═══ Given material

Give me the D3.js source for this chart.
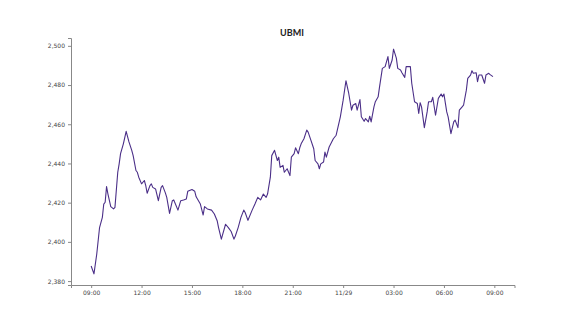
<!DOCTYPE html>
<html>
<head>
<meta charset="utf-8">
<script src="https://cdn.jsdelivr.net/npm/d3@7"></script>
<style>
html,body{margin:0;padding:0;background:#fff;}
svg{display:block;}
</style>
</head>
<body>
<svg id="chart" width="570" height="320"></svg>
<script>
const title = "UBMI";
const startTime = "2023-11-28T09:00:00";
// minutes after start
const minutes = [0,10,20,30,40,45,50,55,60,70,80,85,95,100,105,115,125,135,145,150,160,165,170,180,190,195,200,210,215,220,230,240,250,255,265,270,280,290,295,310,320,330,340,345,360,370,375,390,400,405,415,430,440,450,455,465,470,480,490,500,510,515,525,535,545,550,560,575,585,595,605,615,625,630,640,645,655,665,670,675,685,690,700,710,715,725,730,740,745,750,760,770,775,785,795,800,810,815,820,830,835,840,850,865,875,890,900,910,920,930,935,945,950,960,965,975,980,990,995,1000,1010,1015,1025,1030,1040,1050,1060,1065,1075,1080,1090,1095,1105,1110,1120,1125,1140,1145,1155,1165,1170,1175,1180,1190,1200,1205,1215,1220,1230,1240,1250,1255,1260,1270,1275,1285,1295,1300,1310,1315,1325,1330,1340,1345,1355,1360,1365,1375,1380,1385,1395,1405,1410,1420,1425,1435];
const values = [2387.7,2383.7,2393.8,2407.3,2412.5,2419.3,2420.2,2428.2,2424.4,2418,2416.8,2417.6,2435.5,2439.8,2445,2450,2456.4,2451,2446.7,2444,2436.4,2435.5,2433,2429.6,2431.3,2428.7,2424.8,2428.7,2429.6,2427.8,2427,2421,2427.8,2428.7,2425,2422.7,2414.5,2421,2421.4,2416.2,2421,2421.4,2421.9,2425.8,2426.7,2425.8,2423,2419.3,2413.7,2418,2416.8,2416.2,2414.2,2410.8,2407.3,2401.4,2404,2409,2407.3,2405.3,2401.4,2403,2407.3,2412.5,2416.2,2415,2411,2416.2,2419.3,2422.7,2421.4,2424.4,2422.7,2424.4,2433,2444,2446.7,2441.5,2443.2,2438,2439,2435.5,2437.3,2433.8,2443.2,2445,2448,2445,2448,2450,2452.6,2457,2456,2451.8,2447.5,2441.5,2439.8,2437.3,2439.8,2440.7,2445.8,2443.2,2448.4,2452.6,2454.4,2463.8,2472.3,2482.2,2475.7,2467.2,2469.7,2470.6,2467.2,2472.6,2463.8,2461.5,2462.9,2461.2,2464.1,2461.2,2468.9,2471.5,2474,2479.1,2488.5,2489.4,2494.5,2488.5,2492.8,2498.3,2493.7,2488.5,2487.7,2486.3,2483.9,2489.4,2489.4,2480.9,2471.5,2470.6,2465.5,2471,2468.9,2458.3,2466.3,2471.5,2471.5,2473.7,2464.6,2473.2,2475.4,2474,2475.4,2466.3,2463.8,2455.2,2461.2,2462.1,2458.3,2467.2,2468.9,2469.7,2477.4,2483.4,2485.1,2487.3,2486,2486.3,2481.7,2485.1,2485.1,2480.9,2485.1,2486,2485.3,2484.3];
const yTicks = [2380,2400,2420,2440,2460,2480,2500];

const svg = d3.select("#chart");
const t0 = new Date(startTime);
const data = minutes.map((m,i)=>({t:new Date(t0.getTime()+m*60000), v:values[i]}));

const pad = 72*60000; // 5% of 24h
const x = d3.scaleTime()
  .domain([new Date(t0.getTime()-pad), new Date(t0.getTime()+24*3600000+pad)])
  .range([71, 514.5]);
const y = d3.scaleLinear().domain([2378, 2504]).range([285, 38]);

const xTicks = d3.range(0, 9).map(i=>new Date(t0.getTime()+i*3*3600000));
const fmtX = d => (d.getHours()===0 ? d3.timeFormat("%m/%d")(d) : d3.timeFormat("%H:%M")(d));

const xAxis = svg.append("g").attr("transform","translate(0,285)")
  .call(d3.axisBottom(x).tickValues(xTicks).tickFormat(fmtX).tickSize(3).tickPadding(3));
const yAxis = svg.append("g").attr("transform","translate(71,0)")
  .call(d3.axisLeft(y).tickValues(yTicks).tickFormat(d3.format(",")).tickSize(3).tickPadding(3));

[xAxis,yAxis].forEach(g=>{
  g.selectAll("path.domain").attr("stroke","#888").attr("stroke-width",1);
  g.selectAll(".tick line").attr("stroke","#888");
  g.selectAll(".tick text").attr("fill","#444").style("font-family","DejaVu Sans, sans-serif").style("font-size","6px");
});

svg.append("path").datum(data)
  .attr("fill","none")
  .attr("stroke","#4b2f88")
  .attr("stroke-width",1.1)
  .attr("stroke-linejoin","round")
  .attr("d", d3.line().x(d=>x(d.t)).y(d=>y(d.v)));

svg.append("text").attr("x",292).attr("y",36).attr("text-anchor","middle")
  .style("font-family","Lato, 'DejaVu Sans', sans-serif").style("font-weight","bold").style("font-size","9px")
  .attr("fill","#222").text(title);
</script>
</body>
</html>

══════

*What you are asked to do*: Write out again every line above exactly as given; the pictures do not belong in the copy.

*Exercise solution*:
Give me the D3.js source for this chart.
<!DOCTYPE html>
<html>
<head>
<meta charset="utf-8">
<script src="https://cdn.jsdelivr.net/npm/d3@7"></script>
<style>
html,body{margin:0;padding:0;background:#fff;}
svg{display:block;}
</style>
</head>
<body>
<svg id="chart" width="570" height="320"></svg>
<script>
const title = "UBMI";
const startTime = "2023-11-28T09:00:00";
// minutes after start
const minutes = [0,10,20,30,40,45,50,55,60,70,80,85,95,100,105,115,125,135,145,150,160,165,170,180,190,195,200,210,215,220,230,240,250,255,265,270,280,290,295,310,320,330,340,345,360,370,375,390,400,405,415,430,440,450,455,465,470,480,490,500,510,515,525,535,545,550,560,575,585,595,605,615,625,630,640,645,655,665,670,675,685,690,700,710,715,725,730,740,745,750,760,770,775,785,795,800,810,815,820,830,835,840,850,865,875,890,900,910,920,930,935,945,950,960,965,975,980,990,995,1000,1010,1015,1025,1030,1040,1050,1060,1065,1075,1080,1090,1095,1105,1110,1120,1125,1140,1145,1155,1165,1170,1175,1180,1190,1200,1205,1215,1220,1230,1240,1250,1255,1260,1270,1275,1285,1295,1300,1310,1315,1325,1330,1340,1345,1355,1360,1365,1375,1380,1385,1395,1405,1410,1420,1425,1435];
const values = [2387.7,2383.7,2393.8,2407.3,2412.5,2419.3,2420.2,2428.2,2424.4,2418,2416.8,2417.6,2435.5,2439.8,2445,2450,2456.4,2451,2446.7,2444,2436.4,2435.5,2433,2429.6,2431.3,2428.7,2424.8,2428.7,2429.6,2427.8,2427,2421,2427.8,2428.7,2425,2422.7,2414.5,2421,2421.4,2416.2,2421,2421.4,2421.9,2425.8,2426.7,2425.8,2423,2419.3,2413.7,2418,2416.8,2416.2,2414.2,2410.8,2407.3,2401.4,2404,2409,2407.3,2405.3,2401.4,2403,2407.3,2412.5,2416.2,2415,2411,2416.2,2419.3,2422.7,2421.4,2424.4,2422.7,2424.4,2433,2444,2446.7,2441.5,2443.2,2438,2439,2435.5,2437.3,2433.8,2443.2,2445,2448,2445,2448,2450,2452.6,2457,2456,2451.8,2447.5,2441.5,2439.8,2437.3,2439.8,2440.7,2445.8,2443.2,2448.4,2452.6,2454.4,2463.8,2472.3,2482.2,2475.7,2467.2,2469.7,2470.6,2467.2,2472.6,2463.8,2461.5,2462.9,2461.2,2464.1,2461.2,2468.9,2471.5,2474,2479.1,2488.5,2489.4,2494.5,2488.5,2492.8,2498.3,2493.7,2488.5,2487.7,2486.3,2483.9,2489.4,2489.4,2480.9,2471.5,2470.6,2465.5,2471,2468.9,2458.3,2466.3,2471.5,2471.5,2473.7,2464.6,2473.2,2475.4,2474,2475.4,2466.3,2463.8,2455.2,2461.2,2462.1,2458.3,2467.2,2468.9,2469.7,2477.4,2483.4,2485.1,2487.3,2486,2486.3,2481.7,2485.1,2485.1,2480.9,2485.1,2486,2485.3,2484.3];
const yTicks = [2380,2400,2420,2440,2460,2480,2500];

const svg = d3.select("#chart");
const t0 = new Date(startTime);
const data = minutes.map((m,i)=>({t:new Date(t0.getTime()+m*60000), v:values[i]}));

const pad = 72*60000; // 5% of 24h
const x = d3.scaleTime()
  .domain([new Date(t0.getTime()-pad), new Date(t0.getTime()+24*3600000+pad)])
  .range([71, 514.5]);
const y = d3.scaleLinear().domain([2378, 2504]).range([285, 38]);

const xTicks = d3.range(0, 9).map(i=>new Date(t0.getTime()+i*3*3600000));
const fmtX = d => (d.getHours()===0 ? d3.timeFormat("%m/%d")(d) : d3.timeFormat("%H:%M")(d));

const xAxis = svg.append("g").attr("transform","translate(0,285)")
  .call(d3.axisBottom(x).tickValues(xTicks).tickFormat(fmtX).tickSize(3).tickPadding(3));
const yAxis = svg.append("g").attr("transform","translate(71,0)")
  .call(d3.axisLeft(y).tickValues(yTicks).tickFormat(d3.format(",")).tickSize(3).tickPadding(3));

[xAxis,yAxis].forEach(g=>{
  g.selectAll("path.domain").attr("stroke","#888").attr("stroke-width",1);
  g.selectAll(".tick line").attr("stroke","#888");
  g.selectAll(".tick text").attr("fill","#444").style("font-family","DejaVu Sans, sans-serif").style("font-size","6px");
});

svg.append("path").datum(data)
  .attr("fill","none")
  .attr("stroke","#4b2f88")
  .attr("stroke-width",1.1)
  .attr("stroke-linejoin","round")
  .attr("d", d3.line().x(d=>x(d.t)).y(d=>y(d.v)));

svg.append("text").attr("x",292).attr("y",36).attr("text-anchor","middle")
  .style("font-family","Lato, 'DejaVu Sans', sans-serif").style("font-weight","bold").style("font-size","9px")
  .attr("fill","#222").text(title);
</script>
</body>
</html>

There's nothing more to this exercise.